13. WHAT IS THE REAL MEANING OF SACRIFICE? P 1
1 Although in truth the term sacrifice is altogether meaningless, it does have meaning in the world. Like all things in the world, its meaning is temporary and will ultimately fade into the nothingness from which it came when there is no more use for it. Now its real meaning is a lesson. Like all lessons it is an illusion, for in reality there is nothing to learn. Yet this illusion must be replaced by a corrective device; another illusion that replaces the first, so both can finally disappear. The first illusion, which must be displaced before another thought system can take hold, is that it is a sacrifice to give up the things of this world. What could this be but an illusion, since this world itself is nothing more than that?

Journal
This is a very clear explanation of how we rid ourselves of the ego illusions. We let them be replaced with an illusion that is nearer to the truth, one that is opposite of the ego illusion, a happier illusion. The ego mind sees this as a sacrifice. In order to have the happier illusion, I will be asked to sacrifice my right to be miserable, but miserable on my own terms. I used to fall for that, but now I understand that I am not giving up anything. I am simply accepting the truth that I am not the ego and so I lose nothing.

Here is how I was thinking about this. When the immigration crisis occurred at the border, and all the children were taken from their parents, this felt awful to me. I could not believe that anyone could be that heartless and uncaring.
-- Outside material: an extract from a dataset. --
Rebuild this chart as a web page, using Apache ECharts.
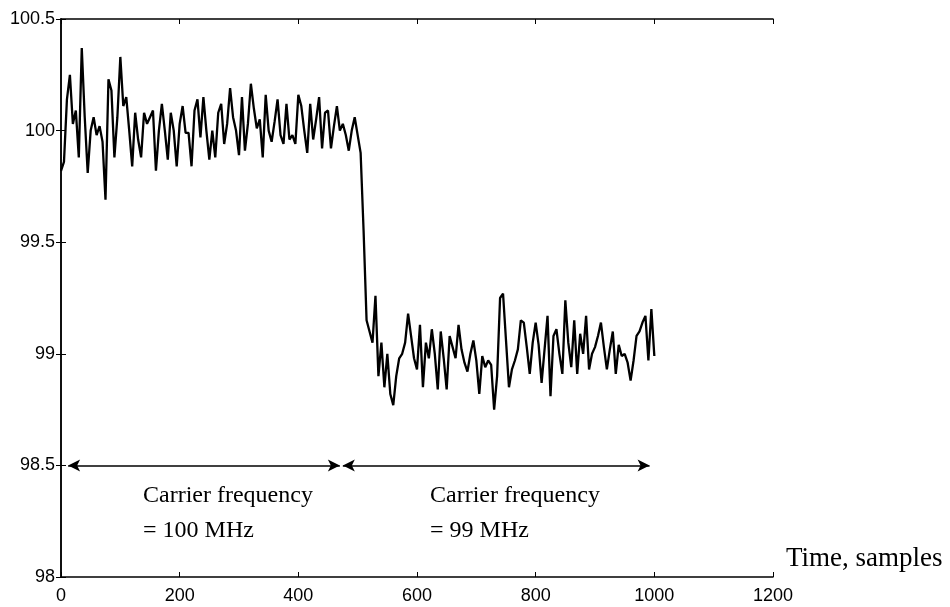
<!DOCTYPE html>
<html>
<head>
<meta charset="utf-8">
<script src="https://cdn.jsdelivr.net/npm/echarts@6/dist/echarts.min.js"></script>
<style>
html,body{margin:0;padding:0;background:#fff;}
#c{width:950px;height:607px;}
</style>
</head>
<body>
<div id="c"></div>
<script>
// Sample index step between readings
var sampleStep = 5;
// Measured frequency (MHz), one value every 5 samples from sample 0 to 1000
var freqValues = [
  99.82, 99.86, 100.14, 100.25, 100.03, 100.09, 99.88, 100.37, 100.06, 99.81,
  100.00, 100.06, 99.98, 100.02, 99.95, 99.69, 100.23, 100.18, 99.88, 100.06,
  100.33, 100.11, 100.15, 100.00, 99.84, 100.08, 99.96, 99.88, 100.08, 100.03,
  100.06, 100.09, 99.82, 100.00, 100.12, 100.00, 99.87, 100.08, 100.00, 99.84,
  100.03, 100.11, 99.99, 99.99, 99.84, 100.09, 100.14, 99.97, 100.15, 100.00,
  99.87, 100.00, 99.88, 100.08, 100.12, 99.94, 100.03, 100.19, 100.06, 100.00,
  99.89, 100.15, 99.91, 100.03, 100.21, 100.10, 100.01, 100.05, 99.88, 100.16,
  100.00, 99.95, 100.04, 100.14, 99.98, 99.94, 100.12, 99.96, 99.98, 99.94,
  100.16, 100.11, 100.00, 99.90, 100.12, 99.96, 100.05, 100.15, 99.92, 100.08,
  100.09, 99.92, 100.02, 100.11, 100.00, 100.03, 99.98, 99.91, 100.00, 100.06,
  99.98, 99.90, 99.55, 99.15, 99.10, 99.05, 99.26, 98.90, 99.05, 98.85,
  99.00, 98.82, 98.77, 98.90, 98.98, 99.00, 99.05, 99.18, 99.08, 98.98,
  98.93, 99.13, 98.85, 99.05, 98.98, 99.11, 99.00, 98.84, 99.10, 98.98,
  98.84, 99.08, 99.03, 98.98, 99.13, 99.02, 98.96, 98.92, 99.00, 99.06,
  98.97, 98.82, 98.99, 98.94, 98.97, 98.95, 98.75, 98.90, 99.25, 99.27,
  99.06, 98.85, 98.93, 98.97, 99.02, 99.15, 99.14, 99.03, 98.91, 99.05,
  99.14, 99.04, 98.87, 99.02, 99.17, 98.81, 99.08, 99.11, 99.00, 98.91,
  99.24, 99.05, 98.94, 99.15, 98.91, 99.09, 99.00, 99.17, 98.93, 99.00,
  99.03, 99.08, 99.14, 99.03, 98.93, 99.02, 99.10, 98.91, 99.04, 98.99,
  99.00, 98.96, 98.88, 98.97, 99.08, 99.10, 99.14, 99.17, 98.97, 99.20,
  98.99
];
// Arrow spans (samples) at level 98.5
var arrowSpans = [[12, 470], [475, 992]];
var arrowLevel = 98.5;
var xTicks = [0, 200, 400, 600, 800, 1000, 1200];
var yTicks = [98, 98.5, 99, 99.5, 100, 100.5];
var annotations = ["Carrier frequency\n= 100 MHz", "Carrier frequency\n= 99 MHz"];
var xAxisName = "Time, samples";

var lineData = freqValues.map(function (v, i) { return [i * sampleStep, v]; });

var chart = echarts.init(document.getElementById('c'), null, {renderer: 'canvas'});
var labelFont = {color: '#000', fontSize: 18, fontFamily: 'Liberation Sans, Arial, sans-serif'};
var axisLineStyle = {show: true, lineStyle: {color: '#000', width: 1.5}};
var tickStyle = {show: true, inside: true, length: 5, lineStyle: {color: '#000', width: 1}};
var serif = '"Liberation Serif", "Times New Roman", serif';

chart.setOption({
  animation: false,
  backgroundColor: '#fff',
  grid: {left: 61, right: 177, top: 19, bottom: 30, show: false},
  xAxis: [{
    type: 'value', min: xTicks[0], max: xTicks[xTicks.length - 1], interval: 200,
    position: 'bottom',
    axisLine: axisLineStyle, axisTick: tickStyle, splitLine: {show: false},
    axisLabel: Object.assign({margin: 10, formatter: function (v) { return String(v); }}, labelFont)
  }, {
    type: 'value', min: xTicks[0], max: xTicks[xTicks.length - 1], interval: 200,
    position: 'top',
    axisLine: axisLineStyle, axisTick: tickStyle, splitLine: {show: false},
    axisLabel: {show: false}
  }],
  yAxis: [{
    type: 'value', min: yTicks[0], max: yTicks[yTicks.length - 1], interval: 0.5,
    position: 'left',
    axisLine: axisLineStyle, axisTick: tickStyle, splitLine: {show: false},
    axisLabel: Object.assign({margin: 6, formatter: function (v) { return String(v); }}, labelFont)
  }, {
    type: 'value', min: yTicks[0], max: yTicks[yTicks.length - 1], interval: 0.5,
    position: 'right',
    axisLine: axisLineStyle, axisTick: tickStyle, splitLine: {show: false},
    axisLabel: {show: false}
  }],
  series: [{
    type: 'line',
    data: lineData,
    showSymbol: false,
    lineStyle: {color: '#000', width: 2.3},
    silent: true
  }, {
    type: 'line',
    data: [],
    silent: true,
    markLine: {
      silent: true,
      symbol: ['arrow', 'arrow'],
      symbolSize: [9, 12],
      label: {show: false},
      lineStyle: {color: '#000', width: 1.5, type: 'solid'},
      data: arrowSpans.map(function (s) {
        return [{coord: [s[0], arrowLevel]}, {coord: [s[1], arrowLevel]}];
      })
    }
  }],
  graphic: [{
    type: 'text', left: 143, top: 478,
    style: {text: annotations[0], fill: '#000', font: '24px ' + serif, lineHeight: 35}
  }, {
    type: 'text', left: 430, top: 478,
    style: {text: annotations[1], fill: '#000', font: '24px ' + serif, lineHeight: 35}
  }, {
    type: 'text', left: 786, top: 545,
    style: {text: xAxisName, fill: '#000', font: '27px ' + serif}
  }]
});
</script>
</body>
</html>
I felt disgust for those that chose this course of action and I felt grief for the parents and children affected by such a cruel policy. I felt outraged that this could be happening in our country. This was the illusion I was asked to sacrifice.

Even though it was an awful illusion and very painful, I resisted letting it go. While I was thinking from my ego mind, it felt like I was right and they were wrong and there could be no other way to see it. I felt like they should be punished. I felt like the immigrants involved were greatly wronged and would suffer for it for the rest of their lives no matter how this turned out. And yet, I clung to this illusion making it more real with every thought and the waves of emotion I fed it.

But, I am not completely insane anymore. I have learned that there is always another way to see. It is still an illusion, but it is a better, happier and truer illusion. I couldn’t at that point imagine how I could make this shift. Luckily, my only part is to be willing to sacrifice my own illusion, that is, the illusion I made with the ego mind, and the Holy Spirit would give me a different illusion. It took me several days to make that decision. Once made, the Holy Spirit gave me a great deal of reinforcement through the words in the Course and the encouragement of others who had gone before me.

The actual shift itself was a miracle. It occurred instantly upon my acceptance and my new illusion was fully in my mind. I remembered that the only way to heal is through love. I was amazed at myself for forgetting that and for thinking that anger and fear was an appropriate response in any situation. It was as if I had left a nightmare and awakened to a joyful return to something much closer to reality.

I began to realize that I had a part to play in this new illusion. I began to see the people involved in the immigration policy as they truly are, perfect, whole, part of God and part of me because I, too, am part of God. That was what I focused on. I gave them my love and support. The harsher they appeared the more I loved them because that is the only solution and the only cure. I began to see them as dear brothers who were struggling and their actions and words as a call for help, and all I wanted to do was to help.

I saw the immigrants and their children differently as well. Instead of seeing them as victims and vulnerable, I remembered that they too are Children of God, part of God and safe in God. No illusion can change that. I saw them as strong with the strength of God given them in their creation. Stories of victimhood cannot alter creation. I sent them my faith, my support, and my love, just as I did the policymakers.

I willingly made the sacrifice of my ego illusion for the Holy Spirit’s illusion. In His illusion we are all given the opportunity to further awaken the sleeping Son, and also to be of actual help within the illusion. I continue to extend love every time I think of this situation and I extend it equally to both the president and his staff as well as to the immigrants. One is not greater or lesser than the other. They are all part of God’s Creation and deserve our love and support as they struggle to awaken, just as we are struggling. If my mind strays to dark thoughts, I immediately turn to the light, to the Holy Spirit in my mind and I am renewed.